STATED GOAL:
The data below should be printed in full, exactly, and without any of its images.

++++++

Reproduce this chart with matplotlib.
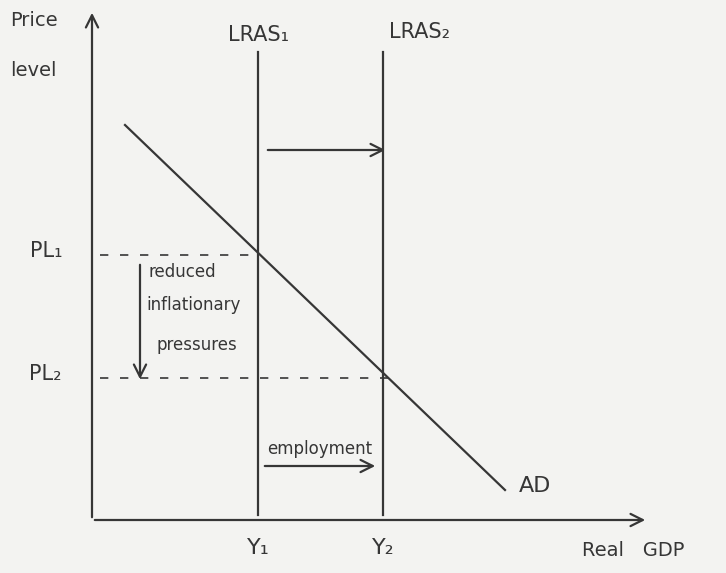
import matplotlib.pyplot as plt

# values in diagram units (origin at the axes corner)
y_labels = ["Y₁", "Y₂"]
lras_x = [166, 291]          # LRAS1, LRAS2 positions on real GDP axis
lras_labels = ["LRAS₁", "LRAS₂"]
pl_labels = ["PL₁", "PL₂"]
pl_values = [265, 142]       # PL1, PL2 on price level axis
ad_x = [33, 413]
ad_y = [395, 30]

ink = "#363636"
bg = "#f3f3f1"

fig = plt.figure(figsize=(7.26, 5.73), dpi=100, facecolor=bg)
ax = fig.add_axes([92 / 726, 53 / 573, 556 / 726, 510 / 573])
ax.set_facecolor(bg)
ax.set_xlim(0, 556)
ax.set_ylim(0, 510)
ax.axis("off")

arrow = dict(arrowstyle="->", color=ink, lw=1.6, mutation_scale=22)

# axes with arrow heads
ax.annotate("", xy=(0, 510), xytext=(0, 0), arrowprops=arrow, annotation_clip=False)
ax.annotate("", xy=(556, 0), xytext=(0, 0), arrowprops=arrow, annotation_clip=False)

# LRAS curves
for x in lras_x:
    ax.plot([x, x], [5, 468], color=ink, lw=1.6)
ax.text(lras_x[0], 475, lras_labels[0], ha="center", va="bottom", fontsize=15, color=ink)
ax.text(lras_x[1] + 37, 478, lras_labels[1], ha="center", va="bottom", fontsize=15, color=ink)

# AD curve
ax.plot(ad_x, ad_y, color=ink, lw=1.6)
ax.text(ad_x[1] + 14, ad_y[1] + 4, "AD", fontsize=16, color=ink, va="center")

# price level dashed lines
ax.plot([8, lras_x[0]], [pl_values[0]] * 2, color=ink, lw=1.2, ls=(0, (5, 7)))
ax.plot([8, lras_x[1] + 10], [pl_values[1]] * 2, color=ink, lw=1.2, ls=(0, (5, 7)))
for v, lab in zip(pl_values, pl_labels):
    ax.text(-30, v + 4, lab, ha="right", va="center", fontsize=15, color=ink)

# Y labels
for x, lab in zip(lras_x, y_labels):
    ax.text(x, -18, lab, ha="center", va="top", fontsize=16, color=ink)

# shift arrows
ax.annotate("", xy=(296, 370), xytext=(173, 370), arrowprops=arrow)
ax.annotate("", xy=(286, 54), xytext=(170, 54), arrowprops=arrow)
ax.text(228, 62, "employment", ha="center", va="bottom", fontsize=12, color=ink)

# reduced inflationary pressures
ax.annotate("", xy=(48, 138), xytext=(48, 258), arrowprops=arrow)
ax.text(56, 248, "reduced", ha="left", va="center", fontsize=12, color=ink)
ax.text(54, 215, "inflationary", ha="left", va="center", fontsize=12, color=ink)
ax.text(64, 175, "pressures", ha="left", va="center", fontsize=12, color=ink)

# axis titles
ax.text(-82, 500, "Price", ha="left", va="center", fontsize=14, color=ink)
ax.text(-82, 450, "level", ha="left", va="center", fontsize=14, color=ink)
ax.text(490, -30, "Real   GDP", ha="left", va="center", fontsize=14, color=ink)

fig.savefig("out.png", dpi=100, facecolor=bg)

++++++

ANSWER TO THE PROBLEM:
Reproduce this chart with matplotlib.
import matplotlib.pyplot as plt

# values in diagram units (origin at the axes corner)
y_labels = ["Y₁", "Y₂"]
lras_x = [166, 291]          # LRAS1, LRAS2 positions on real GDP axis
lras_labels = ["LRAS₁", "LRAS₂"]
pl_labels = ["PL₁", "PL₂"]
pl_values = [265, 142]       # PL1, PL2 on price level axis
ad_x = [33, 413]
ad_y = [395, 30]

ink = "#363636"
bg = "#f3f3f1"

fig = plt.figure(figsize=(7.26, 5.73), dpi=100, facecolor=bg)
ax = fig.add_axes([92 / 726, 53 / 573, 556 / 726, 510 / 573])
ax.set_facecolor(bg)
ax.set_xlim(0, 556)
ax.set_ylim(0, 510)
ax.axis("off")

arrow = dict(arrowstyle="->", color=ink, lw=1.6, mutation_scale=22)

# axes with arrow heads
ax.annotate("", xy=(0, 510), xytext=(0, 0), arrowprops=arrow, annotation_clip=False)
ax.annotate("", xy=(556, 0), xytext=(0, 0), arrowprops=arrow, annotation_clip=False)

# LRAS curves
for x in lras_x:
    ax.plot([x, x], [5, 468], color=ink, lw=1.6)
ax.text(lras_x[0], 475, lras_labels[0], ha="center", va="bottom", fontsize=15, color=ink)
ax.text(lras_x[1] + 37, 478, lras_labels[1], ha="center", va="bottom", fontsize=15, color=ink)

# AD curve
ax.plot(ad_x, ad_y, color=ink, lw=1.6)
ax.text(ad_x[1] + 14, ad_y[1] + 4, "AD", fontsize=16, color=ink, va="center")

# price level dashed lines
ax.plot([8, lras_x[0]], [pl_values[0]] * 2, color=ink, lw=1.2, ls=(0, (5, 7)))
ax.plot([8, lras_x[1] + 10], [pl_values[1]] * 2, color=ink, lw=1.2, ls=(0, (5, 7)))
for v, lab in zip(pl_values, pl_labels):
    ax.text(-30, v + 4, lab, ha="right", va="center", fontsize=15, color=ink)

# Y labels
for x, lab in zip(lras_x, y_labels):
    ax.text(x, -18, lab, ha="center", va="top", fontsize=16, color=ink)

# shift arrows
ax.annotate("", xy=(296, 370), xytext=(173, 370), arrowprops=arrow)
ax.annotate("", xy=(286, 54), xytext=(170, 54), arrowprops=arrow)
ax.text(228, 62, "employment", ha="center", va="bottom", fontsize=12, color=ink)

# reduced inflationary pressures
ax.annotate("", xy=(48, 138), xytext=(48, 258), arrowprops=arrow)
ax.text(56, 248, "reduced", ha="left", va="center", fontsize=12, color=ink)
ax.text(54, 215, "inflationary", ha="left", va="center", fontsize=12, color=ink)
ax.text(64, 175, "pressures", ha="left", va="center", fontsize=12, color=ink)

# axis titles
ax.text(-82, 500, "Price", ha="left", va="center", fontsize=14, color=ink)
ax.text(-82, 450, "level", ha="left", va="center", fontsize=14, color=ink)
ax.text(490, -30, "Real   GDP", ha="left", va="center", fontsize=14, color=ink)

fig.savefig("out.png", dpi=100, facecolor=bg)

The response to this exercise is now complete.